Let $u = \begin{bmatrix} u_1 \\ u_2 \end{bmatrix}$ be a null vector of $g'(x^*)$, so that \begin{equation} \tag{7} g'(x^*) u = 0 \qquad \text{or equivalently} \qquad \frac{\partial g(x_1^*,x_2^*)}{\partial x_1} u_1 + \frac{\partial g(x_1^*,x_2^*)}{\partial x_2} u_2 = 0. \end{equation} We will construct a parameterized curve $\gamma$ which satisfies the conditions (4) - (6) stated above. By the implicit function theorem, there exist open sets $U_1 \ni x_1^*$ and $U_2 \ni x_2^*$ such that:
In order to define $\gamma(t) = \begin{bmatrix} \gamma_1(t) \\ \gamma_2(t) \end{bmatrix}$ in such a way that $\gamma(0) = x^*$ and $\gamma'(0) = u$, we must necessarily define $\gamma_1(t)$ so that $\gamma_1(0) = x_1^*$ and $\gamma_1'(0) = u_1$. The easiest way to achieve this is to define $\gamma_1(t) = x_1^* + t u_1$. Because we also desire that $g(\gamma(t)) = 0$ for all $t$, we are then forced to define $\gamma_2(t) = h(\gamma_1(t))$. (Let's declare that the domain of $\gamma$ is an interval $(-\epsilon, \epsilon)$, with $\epsilon > 0$ chosen to be sufficiently small so that $\gamma_1(t)$ belongs to the domain of $h$ whenever $-\epsilon < t < \epsilon$.) Clearly the function $\gamma$ defined in this way satisfies $\gamma(0) = x^*$ and $g(\gamma(t)) = 0$ for all $t$. Let's check that this function $\gamma$ also satisfies $\gamma'(0) = u$. Notice that $$ \gamma'(t) = \begin{bmatrix} \gamma_1'(t) \\ h'(\gamma_1(t)) \gamma_1'(t) \end{bmatrix} = \begin{bmatrix} u_1 \\ h'(\gamma_1(t)) u_1 \end{bmatrix} $$ and so $$ \gamma'(0) = \begin{bmatrix} u_1 \\ h'(x_1^*) u_1 \end{bmatrix}. $$ Hopefully it will turn out that $h'(x_1^*) u_1 = u_2$. Let's see if this is the case. By differentiating both sides of the equation $$ G(t) = g(\gamma_1(t), \gamma_2(t)) = 0 $$ we obtain \begin{align*} &\frac{\partial g(\gamma_1(t),\gamma_2(t))}{\partial x_1} \gamma_1'(t) + \frac{\partial g(\gamma_1(t),\gamma_2(t))}{\partial x_2} \gamma_2'(t) = 0. \end{align*} Noting that $\gamma_2'(t) = h'(\gamma_1(t)) \gamma_1'(t)$ and setting $t = 0$, we find that \begin{align*} &\frac{\partial g(x_1^*,x_2^*)}{\partial x_1} u_1 + \frac{\partial g(x_1^*, x_2^*)}{\partial x_2} h'(x_1^*) u_1= 0. \end{align*} Comparing with equation (7) above, and using the fact that $ \frac{\partial g(x_1^*, x_2^*)}{\partial x_2}$ is invertible, we find that $h'(x_1^*) u_1 = u_2$, as we had hoped.

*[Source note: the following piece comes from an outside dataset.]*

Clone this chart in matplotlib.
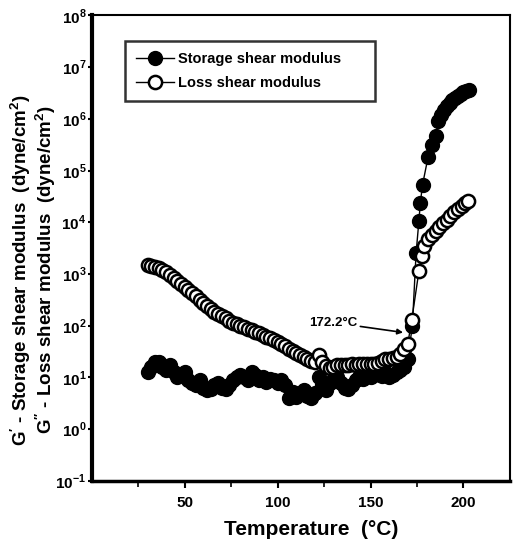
import matplotlib
matplotlib.use("Agg")
import matplotlib.pyplot as plt
import numpy as np
from matplotlib.ticker import LogLocator, FixedLocator, NullFormatter

plt.rcParams['font.family'] = ['Liberation Sans', 'DejaVu Sans']
plt.rcParams['font.weight'] = 'bold'
plt.rcParams['mathtext.fontset'] = 'custom'
plt.rcParams['mathtext.rm'] = 'Liberation Sans:bold'
plt.rcParams['mathtext.bf'] = 'Liberation Sans:bold'

# temperatures (deg C) of the dense scan, then the sparse points above 170
temp = list(range(30, 170, 2))
temp_hi_loss = [170, 172.2, 176, 177.5, 179, 181, 183, 185, 187, 189, 191, 193, 195, 197, 199, 201, 202.5]
temp_hi_stor = [170, 172.5, 174.5, 176, 176.8, 178, 181, 183, 185, 186.5, 188, 189.5, 191, 192.5,
                194, 195.5, 197, 198.5, 200, 201.5, 203]

# log10 of G'' (loss shear modulus)
loss_log = [3.17, 3.16, 3.14, 3.12, 3.08, 3.03, 2.98, 2.93, 2.87, 2.81,
            2.75, 2.69, 2.63, 2.57, 2.50, 2.44, 2.38, 2.32, 2.27, 2.22,
            2.18, 2.14, 2.10, 2.06, 2.03, 2.00, 1.97, 1.94, 1.91, 1.88,
            1.85, 1.82, 1.79, 1.76, 1.72, 1.68, 1.64, 1.60, 1.56, 1.52,
            1.48, 1.44, 1.40, 1.36, 1.32, 1.30, 1.44, 1.30, 1.22, 1.18,
            1.20, 1.24, 1.25, 1.24, 1.25, 1.26, 1.25, 1.26, 1.27, 1.26,
            1.27, 1.26, 1.28, 1.32, 1.36, 1.36, 1.38, 1.40, 1.46, 1.55]
loss_log_hi = [1.64, 2.12, 3.05, 3.35, 3.55, 3.68, 3.76, 3.84, 3.91, 3.98,
               4.05, 4.12, 4.19, 4.26, 4.32, 4.37, 4.42]

# log10 of G' (storage shear modulus)
stor_log = [1.10, 1.20, 1.30, 1.30, 1.20, 1.15, 1.25, 1.10, 1.00, 1.05,
            1.10, 0.95, 0.90, 0.85, 0.95, 0.80, 0.75, 0.78, 0.85, 0.90,
            0.80, 0.78, 0.85, 0.95, 1.00, 1.05, 1.00, 0.95, 1.10, 1.05,
            0.95, 1.00, 0.92, 0.98, 0.95, 0.90, 0.95, 0.85, 0.60, 0.72,
            0.62, 0.70, 0.75, 0.65, 0.60, 0.70, 1.00, 0.85, 0.75, 0.90,
            0.95, 1.00, 0.90, 0.80, 0.78, 0.85, 0.95, 1.00, 0.98, 1.05,
            1.00, 1.05, 1.10, 1.02, 1.10, 1.00, 1.05, 1.10, 1.15, 1.20]
stor_log_hi = [1.35, 2.00, 3.40, 4.02, 4.38, 4.73, 5.27, 5.50, 5.66, 5.95,
               6.08, 6.17, 6.24, 6.31, 6.37, 6.41, 6.45, 6.48, 6.51, 6.53, 6.55]

t_loss = np.array(temp + temp_hi_loss)
g_loss = 10 ** np.array(loss_log + loss_log_hi)
t_stor = np.array(temp + temp_hi_stor)
g_stor = 10 ** np.array(stor_log + stor_log_hi)

fig = plt.figure(figsize=(5.13, 5.49), dpi=100)
ax = fig.add_axes([0.179, 0.124, 0.815, 0.848])

ax.plot(t_stor, g_stor, '-o', color='black', lw=1, ms=10,
        mfc='black', mec='black', label='Storage shear modulus', zorder=3)
ax.plot(t_loss, g_loss, '-o', color='black', lw=1, ms=9.5,
        mfc='white', mec='black', mew=1.8, label='Loss shear modulus', zorder=4)

ax.set_yscale('log')
ax.set_ylim(1e-1, 1e8)
ax.set_xlim(0, 225)

ax.xaxis.set_major_locator(FixedLocator([50, 100, 150, 200]))
ax.xaxis.set_minor_locator(FixedLocator([25, 75, 125, 175]))
ax.yaxis.set_minor_locator(LogLocator(base=10, subs=np.arange(2, 10), numticks=20))
ax.yaxis.set_minor_formatter(NullFormatter())
ax.set_yticks([10.0 ** k for k in range(-1, 9)])
ax.set_yticklabels([r'$10^{%d}$' % k for k in range(-1, 9)])

ax.tick_params(axis='x', which='major', direction='out', length=5, width=1.5,
               labelsize=11, pad=6)
ax.tick_params(axis='x', which='minor', direction='out', length=4, width=1.2)
ax.tick_params(axis='y', which='major', direction='out', length=3, width=1.5,
               labelsize=11, pad=1)
ax.tick_params(axis='y', which='minor', direction='out', length=1.5, width=1)

ax.spines['left'].set_linewidth(3)
ax.spines['bottom'].set_linewidth(2.5)
ax.spines['top'].set_linewidth(1.5)
ax.spines['right'].set_linewidth(1.5)

ax.annotate('172.2°C', xy=(167.5, 10 ** 1.87), xytext=(143, 10 ** 2.06),
            fontsize=9.5, fontweight='bold', ha='right', va='center',
            arrowprops=dict(arrowstyle='-|>', color='black', lw=1.2,
                            mutation_scale=8, shrinkA=0, shrinkB=0))

leg = ax.legend(loc='upper left', bbox_to_anchor=(0.079, 0.826, 0.598, 0.118),
                mode='expand', fontsize=10.5, frameon=True, fancybox=False,
                edgecolor='black', handlelength=2.6, borderpad=0.75,
                labelspacing=0.65, handletextpad=0.3, borderaxespad=0)
leg.get_frame().set_linewidth(1.8)

ax.set_xlabel('Temperature  (°C)', fontsize=15, fontweight='bold')
ax.xaxis.set_label_coords(0.524, -0.085)
fig.text(0.04, 0.508, "G$'$ - Storage shear modulus  (dyne/cm$^2$)",
         rotation=90, ha='center', va='center', fontsize=13.5, fontweight='bold')
fig.text(0.088, 0.508, "G$''$ - Loss shear modulus  (dyne/cm$^2$)",
         rotation=90, ha='center', va='center', fontsize=13.5, fontweight='bold')

fig.savefig('out.png', dpi=100)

The hard part of the proof is now complete. We have succeeded in constructing a smooth parameterized curve $\gamma$ which passes through the point $x^*$ in the direction $u$, and along which the constraint $g(x) = 0$ is not violated. In other words, the conditions (4) - (6) are satisfied. The rest of the proof is similar to the proof for the special case where our optimization problem has equality constraints.
To finish the proof, let's consider the function $F(t) = f(\gamma(t))$ which tells us the value of $f$ as we move along the curve $\gamma$. Note that $F'(t) = f'(\gamma(t)) \gamma'(t)$. Because $x^*$ is a local minimizer for problem (1), the function $F(t) = f(\gamma(t))$ must have a local minimum at $t = 0$. Therefore, \begin{align*} 0 &= F'(0) \\ &= f'(x^*) u \\ &= \langle \nabla f(x^*), u \rangle. \end{align*} So $\nabla f(x^*)$ is orthogonal to $u$. But $u$ is an arbitrary element of the null space of $g'(x^*)$. Thus, $\nabla f(x^*) \in N(g'(x^*))^\perp = R(g'(x^*)^T)$. This means that $$ \nabla f(x^*) = g'(x^*)^T \lambda $$ for some vector $\lambda \in \mathbb R^c$, which is what we wanted to show.